Mexican history from its pre-Colonial indigenous foundation to the current situation. A social and economic analysis of the major events in Mexican history with emphasis on the 19th and 20th centuries. The major theme in this class is the growth of Mexican nationalism and its relation to region, religion, and ethnicity. Offered as HIST 3377 and MAS 3377; credit will only be granted in one department.

MAS 3380. RACE, CRIME, AND JUSTICE. 3 Hours.

An examination of race in the context of the criminal justice system. Emphasis is on social construction of crime; and the treatment of racial minorities as victims and offenders by law enforcement, courts, and corrections. Offered as CRCJ 3380 and MAS 3380; credit will be granted only once. Offered as AAST 3380 and CRCJ 3380; credit will be granted in only one department.

MAS 4313. TOPICS IN HISPANIC CULTURE. 3 Hours.

Among the topics are Spanish or Latin American music, television, radio, film, and literature as culture. May be repeated for credit as topic changes. Prerequisite: SPAN 3315 with a grade of C or better. Offered as MAS 4313 and SPAN 4313; credit will be given for MAS 4313 or SPAN 4313 but not both in a given semester.

MAS 4315. TOPICS IN CONTEMPORARY LATIN-AMERICAN LITERATURE AND CULTURE, MODERNISM TO THE PRESENT. 3 Hours.

Topics may include: Latin-American literature and culture of Modernism, modern Latin-American literature and culture, or any particular movement, genre, work or author from Modernism to the present. May be repeated for credit when content changes. Offered as MAS 4315 and SPAN 4315; credit will be given for MAS 4315 or SPAN 4315 but not both in a given semester. Prerequisite: SPAN 3315 with a grade of C or better.

MAS 4317. CHICANO LITERATURE. 3 Hours.

Mexican-American literature, with special attention to its social, cultural, and linguistic background. Offered as MAS 4317 and SPAN 4317; credit will be given for MAS 4317 or SPAN 4317 but not both in a given semester. Prerequisite: SPAN 3315 with a grade of C or better.

MAS 4318. MEXICAN LITERATURE. 3 Hours.

Studies in Mexican fiction, poetry, drama, and literary essay. Offered as MAS 4318 and SPAN 4318; credit will be given for MAS 4318 or SPAN 4318 but not both in a given semester. Prerequisite: SPAN 3315 with a grade of C or better.

MAS 4319. POLITICS OF MEXICAN AMERICANS. 3 Hours.

The influence of Mexican-American politics on United States government and policies with special attention given to organizational development, participation in political parties, leadership, ideology, the Chicano Movement, current issues, and relations with other ethnic groups.
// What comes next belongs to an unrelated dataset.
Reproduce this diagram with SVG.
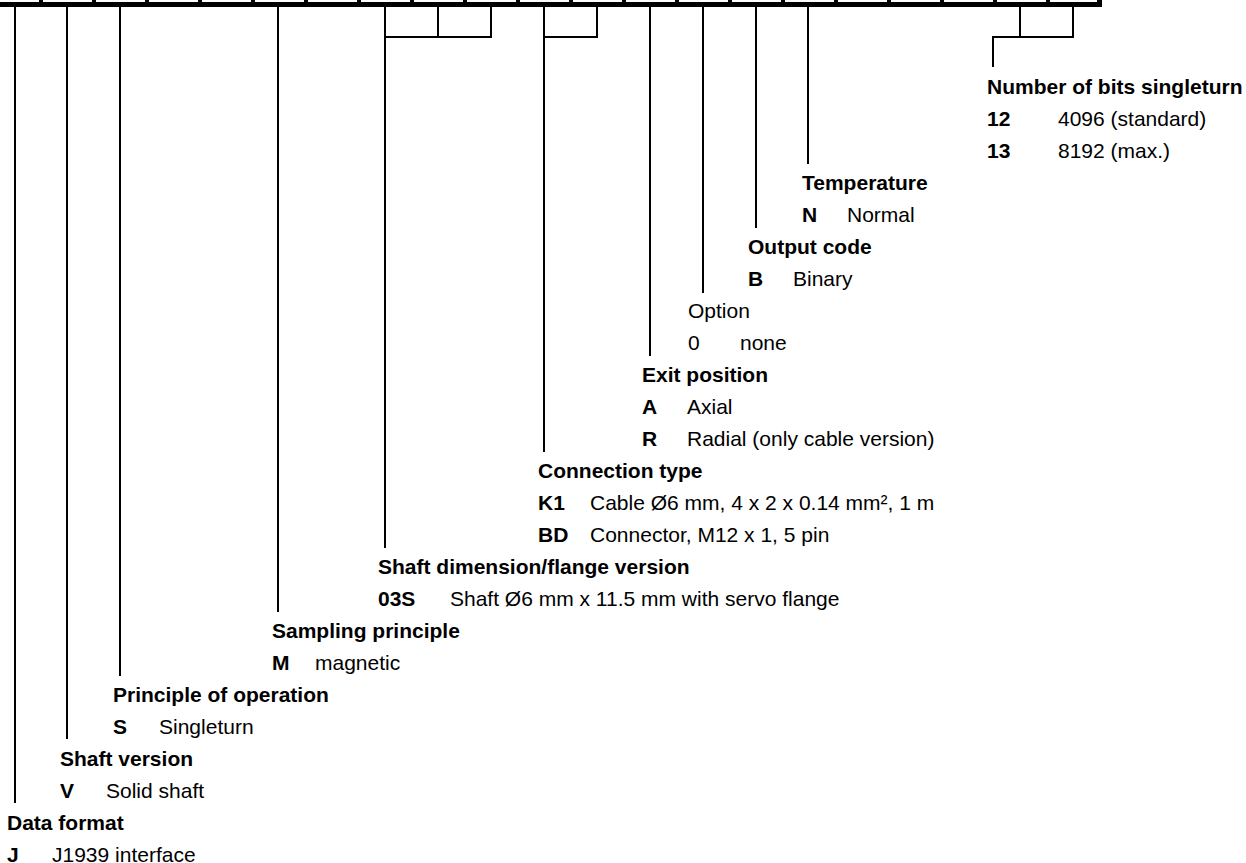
<svg xmlns="http://www.w3.org/2000/svg" width="1246" height="863" viewBox="0 0 1246 863">
<style>
text{font-family:"Liberation Sans",Arial,Helvetica,sans-serif;font-size:21px;fill:#000}
.b{font-weight:bold}
.ln{stroke:#000;stroke-width:2;fill:none}
</style>
<rect width="1246" height="863" fill="#fff"/>
<g id="bar">
<rect x="0" y="2" width="1102" height="5" fill="#000"/>
<rect x="1097" y="0" width="5" height="7" fill="#000"/>
<g fill="#000">
<rect x="39" y="0" width="4" height="3"/><rect x="92" y="0" width="4" height="3"/><rect x="145" y="0" width="4" height="3"/><rect x="198" y="0" width="4" height="3"/><rect x="251" y="0" width="4" height="3"/><rect x="304" y="0" width="4" height="3"/><rect x="357" y="0" width="4" height="3"/><rect x="410" y="0" width="4" height="3"/><rect x="463" y="0" width="4" height="3"/><rect x="516" y="0" width="4" height="3"/><rect x="569" y="0" width="4" height="3"/><rect x="622" y="0" width="4" height="3"/><rect x="675" y="0" width="4" height="3"/><rect x="728" y="0" width="4" height="3"/><rect x="781" y="0" width="4" height="3"/><rect x="834" y="0" width="4" height="3"/><rect x="887" y="0" width="4" height="3"/><rect x="940" y="0" width="4" height="3"/><rect x="993" y="0" width="4" height="3"/><rect x="1046" y="0" width="4" height="3"/>
</g>
</g>
<g id="connectors" class="ln">
<path d="M15 7V803"/>
<path d="M67 7V739"/>
<path d="M120 7V676"/>
<path d="M278 7V612"/>
<path d="M385 7V548M438 7V37M491 7V37M384 37H492"/>
<path d="M544 7V452M597 7V37M543 37H598"/>
<path d="M650 7V356"/>
<path d="M703 7V293"/>
<path d="M756 7V228"/>
<path d="M808 7V164"/>
<path d="M1020 7V37M1073 7V37M992 37H1074M993 37V67"/>
</g>
<g id="bits">
<text class="b" x="987" y="94">Number of bits singleturn</text>
<text class="b" x="987" y="126">12</text><text x="1058" y="126">4096 (standard)</text>
<text class="b" x="987" y="158">13</text><text x="1058" y="158">8192 (max.)</text>
</g>
<g id="temperature">
<text class="b" x="802" y="190">Temperature</text>
<text class="b" x="802" y="222">N</text><text x="847" y="222">Normal</text>
</g>
<g id="output-code">
<text class="b" x="748" y="254">Output code</text>
<text class="b" x="748" y="286">B</text><text x="793" y="286">Binary</text>
</g>
<g id="option">
<text x="688" y="318">Option</text>
<text x="688" y="350">0</text><text x="740" y="350">none</text>
</g>
<g id="exit-position">
<text class="b" x="642" y="382">Exit position</text>
<text class="b" x="642" y="414">A</text><text x="687" y="414">Axial</text>
<text class="b" x="642" y="446">R</text><text x="687" y="446">Radial (only cable version)</text>
</g>
<g id="connection-type">
<text class="b" x="538" y="478">Connection type</text>
<text class="b" x="538" y="510">K1</text><text x="590" y="510">Cable Ø6 mm, 4 x 2 x 0.14 mm², 1 m</text>
<text class="b" x="538" y="542">BD</text><text x="590" y="542">Connector, M12 x 1, 5 pin</text>
</g>
<g id="shaft-dimension">
<text class="b" x="378" y="574">Shaft dimension/flange version</text>
<text class="b" x="378" y="606">03S</text><text x="450" y="606">Shaft Ø6 mm x 11.5 mm with servo flange</text>
</g>
<g id="sampling-principle">
<text class="b" x="272" y="638">Sampling principle</text>
<text class="b" x="272" y="670">M</text><text x="315" y="670">magnetic</text>
</g>
<g id="principle-of-operation">
<text class="b" x="113" y="702">Principle of operation</text>
<text class="b" x="113" y="734">S</text><text x="159" y="734">Singleturn</text>
</g>
<g id="shaft-version">
<text class="b" x="60" y="766">Shaft version</text>
<text class="b" x="60" y="798">V</text><text x="106" y="798">Solid shaft</text>
</g>
<g id="data-format">
<text class="b" x="7" y="830">Data format</text>
<text class="b" x="7" y="862">J</text><text x="52" y="862">J1939 interface</text>
</g>
</svg>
Offered as MAS 4319 and POLS 4319; credit will be given in only one department.

MAS 4327. WOMEN IN HISPANIC LITERATURE. 3 Hours.

Considers women as characters in and writers of Hispanic literature. Includes the analysis of themes, language, and how the writings of women often give voice to lesser-known aspects of culture. Also listed as SPAN 4327. Credit cannot be given for both.

MAS 4350. TOPICS IN MEXICAN AMERICAN STUDIES. 3 Hours.

Subjects of interest in Mexican American and Latino studies. May be repeated for credit when topic changes.

MAS 4360. CONFERENCE COURSE. 3 Hours.

Permission of the director of the Center for Mexican American Studies required. Topics for research or study in designated areas assigned in consultation with course instructor.

MAS 4370. CAPSTONE MEXICAN AMERICAN STUDIES. 3 Hours.

In consultation with the course instructor, students will design a research project or an internship that will integrate their previous course work into a capstone experience in either the applied or the cultural studies stream of the Mexican American Studies minor.

MAS 4391. CONFERENCE COURSE. 3 Hours.

Permission of the director of the Center for Mexican American Studies required. Topics for research or study in designated areas assigned in consultation with course instructor.

MAS 4393. MEXICAN AMERICAN STUDIES INTERNSHIP. 3 Hours.

A combination of field-related experience in the service, community, and/or business sectors with an academic component. Prerequisite: At least two MAS courses and permission of the instructor.